Life has also provided grounding and a wider lens.

Pegula’s mother, Kim, suffered a serious cardiac arrest in 2022, a situation she discussed in detail in a moving 2023 essay for “The Players’ Tribune.”

The Buffalo native and Florida resident also married businessman Taylor Gahagen in 2021. Gahagen helps “holds down the fort” at home with the couple’s dogs and travels with her when possible. He is with her in Indian Wells.

“I have an amazing support system,” Pegula says.

Despite winning 10 WTA singles titles, achieving a career singles high of No. 3 in 2022 and the No. 1 doubles ranking, Pegula’s low-key demeanor means she flies a bit under the radar.

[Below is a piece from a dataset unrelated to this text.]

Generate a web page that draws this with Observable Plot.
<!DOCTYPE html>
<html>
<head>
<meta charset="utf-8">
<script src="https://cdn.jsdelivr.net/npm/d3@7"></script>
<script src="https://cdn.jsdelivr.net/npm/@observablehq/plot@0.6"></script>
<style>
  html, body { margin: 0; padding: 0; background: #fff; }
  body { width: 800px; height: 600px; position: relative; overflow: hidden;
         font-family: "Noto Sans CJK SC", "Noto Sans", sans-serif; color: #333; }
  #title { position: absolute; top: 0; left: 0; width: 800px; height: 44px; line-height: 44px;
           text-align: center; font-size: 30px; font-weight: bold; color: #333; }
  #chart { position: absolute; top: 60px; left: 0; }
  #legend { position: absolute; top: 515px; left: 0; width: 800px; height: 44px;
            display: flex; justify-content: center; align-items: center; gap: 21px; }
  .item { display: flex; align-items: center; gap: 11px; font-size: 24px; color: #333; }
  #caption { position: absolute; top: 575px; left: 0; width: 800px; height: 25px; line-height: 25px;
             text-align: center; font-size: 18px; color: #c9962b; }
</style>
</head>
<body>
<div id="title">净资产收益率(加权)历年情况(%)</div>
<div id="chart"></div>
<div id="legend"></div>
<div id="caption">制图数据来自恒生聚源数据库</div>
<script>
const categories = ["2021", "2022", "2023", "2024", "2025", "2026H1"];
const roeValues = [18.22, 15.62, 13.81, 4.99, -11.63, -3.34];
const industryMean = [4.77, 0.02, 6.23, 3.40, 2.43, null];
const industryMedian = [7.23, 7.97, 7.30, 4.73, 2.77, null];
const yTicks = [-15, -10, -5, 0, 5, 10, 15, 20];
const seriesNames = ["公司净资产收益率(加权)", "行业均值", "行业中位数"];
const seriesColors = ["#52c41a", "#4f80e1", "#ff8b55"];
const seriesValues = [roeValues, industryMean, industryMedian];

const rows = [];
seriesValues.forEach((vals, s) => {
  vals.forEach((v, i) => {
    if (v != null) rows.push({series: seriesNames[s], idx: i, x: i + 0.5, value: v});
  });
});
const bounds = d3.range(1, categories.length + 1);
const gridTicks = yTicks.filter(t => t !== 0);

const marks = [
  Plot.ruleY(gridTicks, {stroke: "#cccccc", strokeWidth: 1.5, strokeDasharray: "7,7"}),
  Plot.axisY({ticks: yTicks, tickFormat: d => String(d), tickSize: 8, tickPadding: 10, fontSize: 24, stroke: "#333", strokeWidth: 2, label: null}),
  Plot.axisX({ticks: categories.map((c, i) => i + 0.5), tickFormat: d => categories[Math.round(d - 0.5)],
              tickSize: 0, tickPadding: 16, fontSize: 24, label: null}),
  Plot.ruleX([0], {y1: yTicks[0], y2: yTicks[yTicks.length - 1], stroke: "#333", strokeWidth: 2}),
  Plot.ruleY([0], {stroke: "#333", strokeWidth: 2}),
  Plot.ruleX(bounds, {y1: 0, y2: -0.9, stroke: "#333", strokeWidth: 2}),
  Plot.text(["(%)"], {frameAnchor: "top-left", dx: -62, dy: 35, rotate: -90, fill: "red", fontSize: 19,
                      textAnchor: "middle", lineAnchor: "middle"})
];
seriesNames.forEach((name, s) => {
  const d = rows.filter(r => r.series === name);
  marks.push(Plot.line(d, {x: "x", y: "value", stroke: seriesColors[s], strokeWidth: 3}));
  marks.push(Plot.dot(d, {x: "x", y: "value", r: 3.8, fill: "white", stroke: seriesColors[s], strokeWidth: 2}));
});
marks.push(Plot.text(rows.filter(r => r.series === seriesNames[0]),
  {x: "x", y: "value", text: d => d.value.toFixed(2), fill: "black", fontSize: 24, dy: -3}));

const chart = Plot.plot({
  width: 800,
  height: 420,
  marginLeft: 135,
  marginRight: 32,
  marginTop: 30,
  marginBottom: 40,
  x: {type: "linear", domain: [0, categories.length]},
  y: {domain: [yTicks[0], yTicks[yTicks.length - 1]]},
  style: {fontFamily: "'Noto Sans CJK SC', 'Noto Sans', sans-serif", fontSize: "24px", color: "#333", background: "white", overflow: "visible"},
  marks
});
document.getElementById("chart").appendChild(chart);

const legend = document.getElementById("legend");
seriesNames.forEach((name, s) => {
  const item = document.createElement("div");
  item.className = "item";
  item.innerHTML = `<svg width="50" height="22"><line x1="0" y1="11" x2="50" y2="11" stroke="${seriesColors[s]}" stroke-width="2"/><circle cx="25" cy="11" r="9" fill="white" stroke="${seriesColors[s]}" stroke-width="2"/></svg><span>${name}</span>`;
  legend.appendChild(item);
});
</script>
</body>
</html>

She’s not one for fashion statements, outlandish antics or attention-seeking initiatives, her joint podcast with close friend Madison Keys notwithstanding.

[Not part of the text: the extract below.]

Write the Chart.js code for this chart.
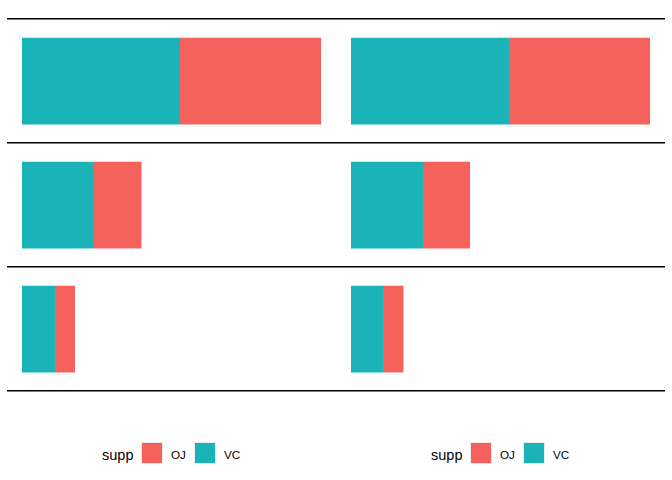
<!DOCTYPE html>
<html>
<head>
<meta charset="utf-8">
<script src="https://cdn.jsdelivr.net/npm/chart.js@4/dist/chart.umd.min.js"></script>
<style>
  html, body { margin: 0; padding: 0; background: #ffffff; }
  body { width: 672px; height: 480px; position: relative; overflow: hidden; font-family: "Liberation Sans", Arial, sans-serif; }
  .panel { position: absolute; top: 0; width: 336px; height: 400px; }
  .panel canvas { width: 336px !important; height: 400px !important; }
  .lg { position: absolute; top: 442px; height: 22px; line-height: 22px; color: #000; }
  .lg-title { font-size: 14.5px; }
  .lg-label { font-size: 11.7px; }
  .lg-box { position: absolute; top: 442px; width: 20px; height: 20px; border: 1px solid #ebebeb; }
</style>
</head>
<body>
<div class="panel" style="left:0px"><canvas id="c1" width="336" height="400"></canvas></div>
<div class="panel" style="left:336px"><canvas id="c2" width="336" height="400"></canvas></div>
<div id="legends"></div>
<script>
// categories (rows, top to bottom)
const categories = ["A", "B", "C"];
// series values, left panel
const leftVC = [158, 72, 33];
const leftOJ = [141, 47.5, 20];
// series values, right panel
const rightVC = [158, 72, 32];
const rightOJ = [141, 47, 20.5];
// legend
const legendTitle = "supp";
const seriesNames = ["OJ", "VC"];
const colors = { OJ: "#F5615D", VC: "#1AB3B7" };

function makeChart(id, vc, oj, padLeft, padRight) {
  const totals = vc.map((v, i) => v + oj[i]);
  const maxT = Math.max(...totals);
  return new Chart(document.getElementById(id), {
    type: "bar",
    data: {
      labels: categories,
      datasets: [
        { label: "VC", data: vc, backgroundColor: colors.VC, borderWidth: 0 },
        { label: "OJ", data: oj, backgroundColor: colors.OJ, borderWidth: 0 }
      ]
    },
    options: {
      indexAxis: "y",
      responsive: false,
      animation: false,
      devicePixelRatio: 1,
      layout: { padding: { left: padLeft, right: padRight, top: 19.2, bottom: 9 } },
      datasets: { bar: { barPercentage: 0.7, categoryPercentage: 1.0 } },
      plugins: { legend: { display: false }, tooltip: { enabled: false } },
      scales: {
        x: { stacked: true, display: false, min: -0.05 * maxT, max: 1.05 * maxT },
        y: {
          stacked: true,
          display: true,
          offset: true,
          border: { display: false },
          ticks: { display: false },
          grid: { offset: true, drawTicks: false, color: "#000000", lineWidth: 1.6 }
        }
      }
    }
  });
}

makeChart("c1", leftVC, leftOJ, 7, 0);
makeChart("c2", rightVC, rightOJ, 0, 7);

// legends
const lg = document.getElementById("legends");
[0, 329].forEach(off => {
  const t = document.createElement("span");
  t.className = "lg lg-title"; t.textContent = legendTitle;
  t.style.left = (102 + off) + "px"; t.style.top = "444px";
  lg.appendChild(t);
  const boxX = [141, 194], textX = [171, 224];
  seriesNames.forEach((n, i) => {
    const b = document.createElement("div");
    b.className = "lg-box"; b.style.left = (boxX[i] + off) + "px"; b.style.background = colors[n];
    lg.appendChild(b);
    const s = document.createElement("span");
    s.className = "lg lg-label"; s.textContent = n;
    s.style.left = (textX[i] + off) + "px"; s.style.top = "444px";
    lg.appendChild(s);
  });
});
</script>
</body>
</html>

Instead, Pegula tends to go about her business quietly, relying on a calm temperament and a methodical style that wears opponents down over time.

She gets the job done — the Tim Duncan of the women’s tour.

“She’s just all about lacing them up and competing between the lines, and then trying to be as big an asset as she can to her peers off the court,” says Mark Knowles, the former doubles standout who has shared coaching duties with Mark Merklein since early 2024.

“I think one of her great attributes is she’s very level-headed,” Knowles adds. “She doesn’t get too high, doesn’t get too low.”

Her tennis identity echoes her steadiness.

Instead of bludgeoning opponents with power, the 5-foot-7 Pegula beats them with savvy, steadiness and tactical variety. A careful student of the game, she studies matchups and patrols the court with a composed efficiency that incrementally drains big hitters and outmaneuvers most rivals long before the final score confirms it.

Keys calls that consistency her “superpower.”

“She doesn’t lose matches that she shouldn’t lose,” the 2025 Australian Open champion said this week.

Because of injuries in the early part of her career, Knowles says Pegula might have less wear-and-tear than other players her age. And he and her team have prioritized rest and recovery, which included the decision to skip the tournament in Doha last month following her tiring Australian Open run.

On brand, there was no panic in Pegula after dropping the first set in her two matches so far at Indian Wells. As she’s done all season, she steadied herself to earn three-set wins.

Bucket-list goals remain, however. Chiefly, capturing a Grand Slam title.

Jessica Pegula returns a shot to Jelena Ostapenko during the BNP Paribas Open in Indian Wells on Monday.

Jessica Pegula returns a shot to Jelena Ostapenko during the BNP Paribas Open in Indian Wells on Monday.

(Matthew Stockman / Getty Images)

Pegula jokes that she briefly interrupted a run of American female success when she fell in the 2024 U.S. Open final to No. 1 Aryna Sabalenka. But seeing close friend and teenage phenom Keys capture her major in Melbourne last year — after many wondered if her window had passed — hit closer to home.

“I think Madison winning Australia just motivated me even more,” Pegula says.

Although Pegula believes she is among the best hardcourt players in women’s tennis, that confidence hasn’t translated into success in the California desert. She has reached the quarterfinals just once in 10 previous appearances in Indian Wells.

“Why not try and add that one to the resume?” says Knowles, noting that she had never won the title in Dubai until last month. “She’s playing still at a very high level.”

Pegula says the key to keeping things fresh is maintaining her love of the game by continuing to improve and experiment with new ideas, a process that keeps her engaged mentally and eager to compete.

“I’m not afraid to kind of take that risk of changing and working on different things,” she says, “which just keeps my mind working and problem solving.”

For a player who never needed tennis, she remains determined to see how much more it can give her.